● What the exercise asks:
Report, as a bare number, how many lines of the material below contain the word "this".

● Data lines:
******

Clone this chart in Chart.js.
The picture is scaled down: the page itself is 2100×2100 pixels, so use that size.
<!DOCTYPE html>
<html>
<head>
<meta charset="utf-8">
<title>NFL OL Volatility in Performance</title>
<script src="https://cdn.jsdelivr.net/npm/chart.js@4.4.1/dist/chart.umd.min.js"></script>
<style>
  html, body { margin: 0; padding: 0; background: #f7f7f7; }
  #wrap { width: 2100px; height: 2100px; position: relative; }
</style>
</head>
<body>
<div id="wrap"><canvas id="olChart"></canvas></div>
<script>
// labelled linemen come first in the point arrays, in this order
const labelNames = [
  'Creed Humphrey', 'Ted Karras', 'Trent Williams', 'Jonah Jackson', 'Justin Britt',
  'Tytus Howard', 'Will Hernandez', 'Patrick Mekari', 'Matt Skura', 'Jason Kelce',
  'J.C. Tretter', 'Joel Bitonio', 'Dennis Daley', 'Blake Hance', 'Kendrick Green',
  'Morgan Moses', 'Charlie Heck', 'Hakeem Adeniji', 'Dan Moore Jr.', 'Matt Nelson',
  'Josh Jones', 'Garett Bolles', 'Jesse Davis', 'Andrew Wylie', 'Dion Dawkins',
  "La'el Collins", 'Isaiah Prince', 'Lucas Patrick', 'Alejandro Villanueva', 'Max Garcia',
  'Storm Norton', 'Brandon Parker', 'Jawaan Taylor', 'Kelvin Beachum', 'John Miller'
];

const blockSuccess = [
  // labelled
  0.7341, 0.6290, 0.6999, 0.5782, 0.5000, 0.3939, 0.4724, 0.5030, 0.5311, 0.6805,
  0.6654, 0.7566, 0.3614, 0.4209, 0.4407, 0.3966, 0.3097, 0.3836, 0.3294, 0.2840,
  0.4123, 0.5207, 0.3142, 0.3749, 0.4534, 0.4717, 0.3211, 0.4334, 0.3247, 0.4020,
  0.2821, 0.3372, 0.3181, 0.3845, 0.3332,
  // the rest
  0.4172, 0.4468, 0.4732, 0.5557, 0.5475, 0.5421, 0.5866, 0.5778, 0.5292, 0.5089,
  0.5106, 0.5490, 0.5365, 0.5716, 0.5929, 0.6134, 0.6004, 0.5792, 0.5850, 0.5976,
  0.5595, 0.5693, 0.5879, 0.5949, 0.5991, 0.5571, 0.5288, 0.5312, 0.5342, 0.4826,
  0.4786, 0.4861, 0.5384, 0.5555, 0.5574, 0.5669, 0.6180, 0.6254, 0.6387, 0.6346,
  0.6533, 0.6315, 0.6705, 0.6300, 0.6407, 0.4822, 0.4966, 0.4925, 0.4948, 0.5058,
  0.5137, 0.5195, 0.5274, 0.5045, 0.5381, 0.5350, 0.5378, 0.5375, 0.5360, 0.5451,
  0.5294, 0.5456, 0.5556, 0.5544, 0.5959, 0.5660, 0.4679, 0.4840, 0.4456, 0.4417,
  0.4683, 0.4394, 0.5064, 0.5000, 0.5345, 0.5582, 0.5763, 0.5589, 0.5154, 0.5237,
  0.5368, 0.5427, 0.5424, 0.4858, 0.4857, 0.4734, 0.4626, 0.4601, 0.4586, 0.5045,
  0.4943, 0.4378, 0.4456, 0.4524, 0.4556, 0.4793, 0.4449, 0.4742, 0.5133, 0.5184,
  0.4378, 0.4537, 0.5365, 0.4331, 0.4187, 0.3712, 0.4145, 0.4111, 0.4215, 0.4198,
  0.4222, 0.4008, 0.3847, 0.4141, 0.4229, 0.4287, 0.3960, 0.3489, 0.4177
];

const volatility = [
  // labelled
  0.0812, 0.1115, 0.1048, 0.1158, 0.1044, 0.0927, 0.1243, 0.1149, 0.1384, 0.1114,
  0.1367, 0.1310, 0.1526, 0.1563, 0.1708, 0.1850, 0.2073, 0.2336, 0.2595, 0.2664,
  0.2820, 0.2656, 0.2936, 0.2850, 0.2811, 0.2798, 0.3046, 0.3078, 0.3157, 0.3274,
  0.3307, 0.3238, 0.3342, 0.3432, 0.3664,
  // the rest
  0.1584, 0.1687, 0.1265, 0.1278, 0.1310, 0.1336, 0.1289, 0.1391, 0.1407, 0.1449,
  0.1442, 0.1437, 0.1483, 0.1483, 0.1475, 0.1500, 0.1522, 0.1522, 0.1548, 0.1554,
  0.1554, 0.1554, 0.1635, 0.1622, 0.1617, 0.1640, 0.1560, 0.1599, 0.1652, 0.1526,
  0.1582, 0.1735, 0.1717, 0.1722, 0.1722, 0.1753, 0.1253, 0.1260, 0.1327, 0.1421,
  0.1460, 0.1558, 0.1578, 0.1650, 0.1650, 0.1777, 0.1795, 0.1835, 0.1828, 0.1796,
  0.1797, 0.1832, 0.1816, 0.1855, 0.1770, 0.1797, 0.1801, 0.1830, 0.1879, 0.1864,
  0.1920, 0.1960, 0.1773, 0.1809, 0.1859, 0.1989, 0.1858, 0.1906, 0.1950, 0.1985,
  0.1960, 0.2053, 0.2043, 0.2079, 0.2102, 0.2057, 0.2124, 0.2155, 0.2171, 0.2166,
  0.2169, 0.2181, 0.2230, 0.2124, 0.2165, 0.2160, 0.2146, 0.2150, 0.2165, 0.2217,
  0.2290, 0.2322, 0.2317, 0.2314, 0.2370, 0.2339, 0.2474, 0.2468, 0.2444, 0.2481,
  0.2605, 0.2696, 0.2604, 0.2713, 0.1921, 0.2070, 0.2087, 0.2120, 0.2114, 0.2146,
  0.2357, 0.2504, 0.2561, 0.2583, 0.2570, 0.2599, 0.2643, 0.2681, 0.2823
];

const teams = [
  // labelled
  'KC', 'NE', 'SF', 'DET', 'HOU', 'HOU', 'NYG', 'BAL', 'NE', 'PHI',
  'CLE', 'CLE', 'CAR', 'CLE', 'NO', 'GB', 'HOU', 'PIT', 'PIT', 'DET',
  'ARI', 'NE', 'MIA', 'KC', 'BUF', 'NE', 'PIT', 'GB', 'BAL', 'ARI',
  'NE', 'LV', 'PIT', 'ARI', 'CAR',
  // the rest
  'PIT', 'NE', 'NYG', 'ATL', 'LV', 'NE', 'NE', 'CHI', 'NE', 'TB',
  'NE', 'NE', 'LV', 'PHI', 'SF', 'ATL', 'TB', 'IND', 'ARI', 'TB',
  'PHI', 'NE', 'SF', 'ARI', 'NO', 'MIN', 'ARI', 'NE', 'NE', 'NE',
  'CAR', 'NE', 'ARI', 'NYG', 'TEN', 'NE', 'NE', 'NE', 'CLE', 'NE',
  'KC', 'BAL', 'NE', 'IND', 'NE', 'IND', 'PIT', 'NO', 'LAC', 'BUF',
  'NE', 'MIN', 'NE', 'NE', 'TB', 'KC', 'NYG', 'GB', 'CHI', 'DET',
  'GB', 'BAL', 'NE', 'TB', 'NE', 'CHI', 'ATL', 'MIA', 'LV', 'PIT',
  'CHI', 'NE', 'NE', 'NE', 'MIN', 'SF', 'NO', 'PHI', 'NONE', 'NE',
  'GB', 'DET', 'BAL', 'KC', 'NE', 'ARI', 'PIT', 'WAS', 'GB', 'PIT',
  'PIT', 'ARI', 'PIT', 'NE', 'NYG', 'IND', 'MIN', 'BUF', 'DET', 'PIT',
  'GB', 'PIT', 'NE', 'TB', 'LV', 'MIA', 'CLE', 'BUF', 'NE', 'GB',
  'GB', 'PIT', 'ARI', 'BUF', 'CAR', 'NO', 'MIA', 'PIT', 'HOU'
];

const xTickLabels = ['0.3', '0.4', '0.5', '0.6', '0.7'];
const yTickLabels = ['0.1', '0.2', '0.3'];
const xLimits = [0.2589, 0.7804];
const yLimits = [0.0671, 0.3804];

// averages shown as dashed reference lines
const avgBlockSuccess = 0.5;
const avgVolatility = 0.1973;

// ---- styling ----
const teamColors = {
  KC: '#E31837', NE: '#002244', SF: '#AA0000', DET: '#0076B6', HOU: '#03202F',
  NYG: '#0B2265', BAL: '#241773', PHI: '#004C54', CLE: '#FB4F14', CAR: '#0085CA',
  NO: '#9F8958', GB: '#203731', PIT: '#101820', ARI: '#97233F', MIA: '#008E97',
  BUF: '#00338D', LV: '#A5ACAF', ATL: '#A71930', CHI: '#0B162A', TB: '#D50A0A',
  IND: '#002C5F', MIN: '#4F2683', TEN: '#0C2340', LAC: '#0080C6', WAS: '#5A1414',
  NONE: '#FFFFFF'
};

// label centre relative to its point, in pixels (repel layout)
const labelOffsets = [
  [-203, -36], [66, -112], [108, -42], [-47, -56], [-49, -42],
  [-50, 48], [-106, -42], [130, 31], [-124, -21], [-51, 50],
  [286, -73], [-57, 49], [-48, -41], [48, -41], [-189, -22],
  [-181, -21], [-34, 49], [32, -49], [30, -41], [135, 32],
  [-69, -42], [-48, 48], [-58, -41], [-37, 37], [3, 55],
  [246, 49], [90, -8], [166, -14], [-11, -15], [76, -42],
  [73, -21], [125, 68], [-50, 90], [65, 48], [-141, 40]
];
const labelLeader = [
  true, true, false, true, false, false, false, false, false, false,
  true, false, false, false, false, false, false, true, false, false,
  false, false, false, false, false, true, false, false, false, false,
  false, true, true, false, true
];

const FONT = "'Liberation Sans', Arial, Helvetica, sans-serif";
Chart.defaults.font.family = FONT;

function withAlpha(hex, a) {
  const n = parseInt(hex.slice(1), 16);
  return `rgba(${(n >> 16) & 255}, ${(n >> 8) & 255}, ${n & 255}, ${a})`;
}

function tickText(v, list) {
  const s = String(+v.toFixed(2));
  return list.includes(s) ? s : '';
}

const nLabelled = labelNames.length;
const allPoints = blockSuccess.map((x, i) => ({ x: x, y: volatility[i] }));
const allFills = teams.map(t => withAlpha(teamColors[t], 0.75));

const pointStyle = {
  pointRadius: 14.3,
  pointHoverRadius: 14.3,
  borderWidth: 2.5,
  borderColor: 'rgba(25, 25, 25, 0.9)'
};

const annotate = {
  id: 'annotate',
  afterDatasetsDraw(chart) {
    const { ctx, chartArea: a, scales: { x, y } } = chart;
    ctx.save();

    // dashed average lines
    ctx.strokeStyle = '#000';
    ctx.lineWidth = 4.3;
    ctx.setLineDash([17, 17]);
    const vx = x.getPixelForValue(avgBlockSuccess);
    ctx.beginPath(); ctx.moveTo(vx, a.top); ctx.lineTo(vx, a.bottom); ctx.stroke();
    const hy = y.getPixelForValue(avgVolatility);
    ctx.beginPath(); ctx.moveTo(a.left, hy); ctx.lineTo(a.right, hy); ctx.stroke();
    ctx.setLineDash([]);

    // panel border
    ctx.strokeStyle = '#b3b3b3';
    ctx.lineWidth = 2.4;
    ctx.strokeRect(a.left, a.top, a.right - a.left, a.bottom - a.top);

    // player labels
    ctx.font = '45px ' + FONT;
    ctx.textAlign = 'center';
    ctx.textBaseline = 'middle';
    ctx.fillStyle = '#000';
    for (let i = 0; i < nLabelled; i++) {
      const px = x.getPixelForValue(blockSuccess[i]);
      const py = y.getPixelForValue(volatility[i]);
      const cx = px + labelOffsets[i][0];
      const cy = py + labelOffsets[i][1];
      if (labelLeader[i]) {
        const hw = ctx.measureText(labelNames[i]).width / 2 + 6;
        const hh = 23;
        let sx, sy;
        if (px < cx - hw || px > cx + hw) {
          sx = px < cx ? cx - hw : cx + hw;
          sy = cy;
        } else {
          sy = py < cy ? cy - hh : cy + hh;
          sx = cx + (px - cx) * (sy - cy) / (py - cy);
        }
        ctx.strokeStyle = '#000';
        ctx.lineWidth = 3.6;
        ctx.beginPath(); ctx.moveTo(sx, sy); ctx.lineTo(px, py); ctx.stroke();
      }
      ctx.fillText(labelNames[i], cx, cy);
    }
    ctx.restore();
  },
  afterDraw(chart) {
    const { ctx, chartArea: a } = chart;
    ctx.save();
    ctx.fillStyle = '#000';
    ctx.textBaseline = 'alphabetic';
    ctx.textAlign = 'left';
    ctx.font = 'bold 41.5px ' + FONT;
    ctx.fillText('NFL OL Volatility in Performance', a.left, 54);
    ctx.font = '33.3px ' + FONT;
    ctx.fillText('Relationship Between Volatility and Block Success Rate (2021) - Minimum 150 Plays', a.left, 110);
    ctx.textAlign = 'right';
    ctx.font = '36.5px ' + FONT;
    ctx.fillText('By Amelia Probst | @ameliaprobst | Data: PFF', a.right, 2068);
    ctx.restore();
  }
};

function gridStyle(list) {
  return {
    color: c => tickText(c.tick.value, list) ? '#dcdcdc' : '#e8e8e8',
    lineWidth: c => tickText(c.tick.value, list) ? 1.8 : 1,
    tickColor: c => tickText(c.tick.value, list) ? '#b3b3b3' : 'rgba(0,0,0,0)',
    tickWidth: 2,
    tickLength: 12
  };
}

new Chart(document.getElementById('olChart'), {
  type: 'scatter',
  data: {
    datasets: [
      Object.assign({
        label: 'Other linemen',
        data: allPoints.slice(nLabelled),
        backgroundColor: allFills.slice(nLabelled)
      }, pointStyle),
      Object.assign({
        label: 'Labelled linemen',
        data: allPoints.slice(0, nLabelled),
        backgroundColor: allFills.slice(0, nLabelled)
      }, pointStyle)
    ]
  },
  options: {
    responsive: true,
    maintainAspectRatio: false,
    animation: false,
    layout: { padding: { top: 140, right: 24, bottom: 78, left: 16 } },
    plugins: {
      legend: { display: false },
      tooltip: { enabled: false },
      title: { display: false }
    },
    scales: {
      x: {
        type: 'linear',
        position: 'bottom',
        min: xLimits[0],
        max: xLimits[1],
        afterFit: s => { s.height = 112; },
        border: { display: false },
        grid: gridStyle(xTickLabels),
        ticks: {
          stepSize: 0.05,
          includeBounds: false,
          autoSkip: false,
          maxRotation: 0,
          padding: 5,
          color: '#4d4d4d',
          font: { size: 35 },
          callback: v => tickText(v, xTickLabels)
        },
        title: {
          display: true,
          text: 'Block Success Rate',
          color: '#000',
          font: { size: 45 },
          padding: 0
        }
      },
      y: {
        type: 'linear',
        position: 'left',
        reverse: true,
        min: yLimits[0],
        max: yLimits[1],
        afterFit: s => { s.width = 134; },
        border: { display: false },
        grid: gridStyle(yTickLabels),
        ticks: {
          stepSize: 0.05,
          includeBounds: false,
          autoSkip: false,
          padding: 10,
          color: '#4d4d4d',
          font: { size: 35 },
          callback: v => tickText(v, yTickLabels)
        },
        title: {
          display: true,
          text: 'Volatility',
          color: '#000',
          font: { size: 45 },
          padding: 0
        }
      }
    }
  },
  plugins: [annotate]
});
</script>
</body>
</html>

******

● Result below:
2